Необычность поэтического языка символистов подчеркивалась заглавием их книг. «Natura naturans. Natura naturata» — словами из «Этики» Спинозы озаглавлена книга стихов А. М. Добролюбова. «Me eum esse» («Это я»), «Tertia vigilia» («Третья стража»), «Urbi et Orbi» («Граду и миру») — таковы латинские заглавия поэтических сборников Брюсова. Одна из его ранних книг носит французское заглавие: «Chefs d’oeuvre» («Шедевры»); другая — греческое: «Stephanos» («Венок»). «Cor ardens» («Пламенеющее сердце») — так озаглавлена книга Вяч. Иванова.
В поэзии символистов нередки также эпиграфы, заимствованные из произведений зарубежных авторов или из древних философских и религиозных текстов. Многочисленные эпиграфы в поэзии Вяч. Иванова придают ей отпечаток «учености» с некоей посвященностью в высшее знание.
Главная реформа стиха, произведенная символистами, состояла в том, что наряду с традиционной для русской поэзии XVIII–XIX вв. силлабо-тонической системой стихосложения они восстановили права оттесненной в прошлое тонической системы, корни которой уходят в исконно русскую фольклорную традицию.
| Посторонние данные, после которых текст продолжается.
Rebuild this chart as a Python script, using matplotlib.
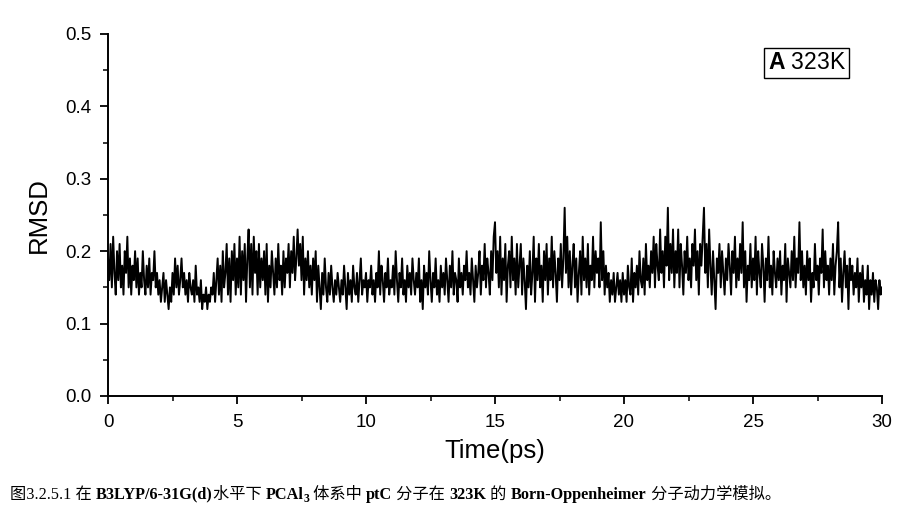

Поэзия символистов положила начало обновлению русского стихосложения в его движении от силлабо-тонической метрики к акцентному стиху, создающему благодаря большим колебаниям в количестве безударных слогов между ударениями впечатление полной ритмической раскованности.
Символисты не отказались от традиционных форм двухсложного и трехсложного стиха, но наряду с ними ввели в широкий оборот дольник, основанный на счете ударений, а не стоп, но с небольшим и относительно регулярным количеством безударных слогов.
В своих исканиях в области ритмики символисты опирались на русскую романтическую поэзию, в которой, хотя и не часто, делались попытки перехода к тонической системе и встречались дольники. Русский дольник восходит к подражанию народной песне или к переводам английских и немецких писателей, в поэзии которых были живы традиции народного творчества. Из народных песен воспринят дольник в стихотворении Лермонтова «Песня». Дольник представлен в переводах Жуковского, М. Михайлова, А. Фета, А. Григорьева. Однако этот дольник все же не выходил за рамки традиционной метрики и мог восприниматься как создание новых размеров в ее пределах. Редкие дольники русской поэзии XIX в. исследователи обычно соотносят с общепринятой в то время нормой.[674]
На стремлении символистов к обновлению ритмики несомненно сказалось влияние высоко ценимой ими французской поэзии, но ее воздействие естественно ограничивалось в силу иной — силлабической — метрической системы стихосложения. Даже Брюсов, так много сделавший для знакомства с французской поэзией в России, прекрасно отдавал себе отчет в недостаточности ее опыта для русского стиха и в ранней статье «О русском стихосложении», предпосланной сборнику стихов А. Добролюбова, писал: «Тонический стих дорог нам, ибо им писали — Пушкин, Баратынский, Тютчев».[675] Брюсов ценил Добролюбова за попытку отойти «ото всех обычных условий стихосложения».[676]